Chevrolet confirms that it will begin selling a big, rear-drive V-8 sedan called SS late in 2013 as a 2014 model.
There has been talk of such a development, and a beefed-up rear-drive Chevy unlike anything available in showrooms is being offered to police fleets, but it was unclear whether ordinary buyers could get their hands on something of the sort.
The SS car will be the basis for the Chevy NASCAR entry that makes its debut at the 2013 Daytona 500 race next February.
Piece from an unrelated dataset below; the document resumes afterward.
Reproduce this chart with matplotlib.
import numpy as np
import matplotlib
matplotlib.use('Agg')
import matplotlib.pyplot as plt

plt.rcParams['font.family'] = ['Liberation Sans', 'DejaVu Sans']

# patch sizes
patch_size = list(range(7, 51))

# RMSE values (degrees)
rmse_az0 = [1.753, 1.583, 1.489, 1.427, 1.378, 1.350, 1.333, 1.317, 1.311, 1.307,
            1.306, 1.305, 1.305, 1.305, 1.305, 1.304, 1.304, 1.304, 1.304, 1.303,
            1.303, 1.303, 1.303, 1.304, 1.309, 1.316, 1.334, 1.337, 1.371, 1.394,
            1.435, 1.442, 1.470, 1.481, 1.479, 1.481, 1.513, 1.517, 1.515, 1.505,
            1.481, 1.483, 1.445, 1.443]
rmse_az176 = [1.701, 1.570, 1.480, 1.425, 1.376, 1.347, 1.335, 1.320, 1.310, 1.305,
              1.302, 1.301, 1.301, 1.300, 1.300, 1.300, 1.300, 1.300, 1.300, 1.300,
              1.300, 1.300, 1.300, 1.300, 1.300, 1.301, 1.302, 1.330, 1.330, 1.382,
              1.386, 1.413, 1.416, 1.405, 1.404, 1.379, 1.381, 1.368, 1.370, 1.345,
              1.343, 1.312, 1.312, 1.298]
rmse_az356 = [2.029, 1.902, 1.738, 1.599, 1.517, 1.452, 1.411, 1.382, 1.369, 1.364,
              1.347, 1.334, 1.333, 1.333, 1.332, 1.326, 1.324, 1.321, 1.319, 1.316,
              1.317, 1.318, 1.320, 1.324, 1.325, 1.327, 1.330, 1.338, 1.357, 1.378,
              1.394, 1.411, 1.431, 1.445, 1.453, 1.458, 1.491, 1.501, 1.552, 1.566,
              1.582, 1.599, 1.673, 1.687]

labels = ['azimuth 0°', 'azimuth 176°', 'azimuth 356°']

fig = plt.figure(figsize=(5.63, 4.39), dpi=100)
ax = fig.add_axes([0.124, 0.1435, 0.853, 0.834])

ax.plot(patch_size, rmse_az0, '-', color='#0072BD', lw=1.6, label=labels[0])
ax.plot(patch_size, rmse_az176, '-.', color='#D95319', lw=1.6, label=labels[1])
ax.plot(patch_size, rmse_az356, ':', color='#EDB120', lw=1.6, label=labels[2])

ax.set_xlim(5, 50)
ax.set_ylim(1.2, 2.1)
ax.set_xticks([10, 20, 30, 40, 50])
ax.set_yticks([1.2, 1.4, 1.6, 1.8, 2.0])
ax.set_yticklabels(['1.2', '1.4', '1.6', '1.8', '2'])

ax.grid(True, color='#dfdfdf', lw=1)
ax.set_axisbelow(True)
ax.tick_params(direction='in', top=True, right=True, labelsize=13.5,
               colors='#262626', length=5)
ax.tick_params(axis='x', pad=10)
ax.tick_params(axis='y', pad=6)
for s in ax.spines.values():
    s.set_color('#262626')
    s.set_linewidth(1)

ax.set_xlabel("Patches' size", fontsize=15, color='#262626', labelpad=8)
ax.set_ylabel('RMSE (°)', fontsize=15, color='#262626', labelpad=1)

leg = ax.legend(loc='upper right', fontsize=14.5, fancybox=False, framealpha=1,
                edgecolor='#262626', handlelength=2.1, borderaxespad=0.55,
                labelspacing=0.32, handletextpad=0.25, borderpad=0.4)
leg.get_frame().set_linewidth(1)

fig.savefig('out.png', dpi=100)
NASCAR race cars, it’s no secret, share only their model names with the cars they purport to represent on the track. For instance, Toyota’s Camry and Ford’s Fusion NASCAR entries are race-standard rear-wheel-drive models, though the production cars are front-drive. Decals, not sheet metal, provide whatever likeness to a production model is possible.
GM suggested, though, that the SS might be closer to the NASCAR model than has been customary. “As a passionate race fan and performance enthusiast, I am thrilled that Chevrolet will deliver a true rear-wheel-drive NASCAR race car in the SS that is closely linked to the performance sedan that will be available for sale,” said Mark Reuss, president of GM North America.
Chevy said the SS — for Super Sport, a venerable Chevy designation first used in 1957 on a Corvette prototype racer — will be a low-volume model.
Underneath, it will be an Americanized version of the yet-to-be-launched Holden Commodore VF, built in Australia by GM’s Holden subsidiary there.
GM previously sold a Holden rear-drive sedan, the Commodore VE, in the U.S. as the Pontiac G8. That one bit the dust in mid-2009, when GM decided to discontinue the entire Pontiac brand as part of GM’s Chapter 11 bankruptcy reorganization.
The G8, while popular among auto reviewers and, literally, a few driving enthusiasts, never sold well and seemed unlikely to survive even had Pontiac been continued.
Holden also takes credit for the design and engineering of the Chevy Camaro, which has been a sales hit.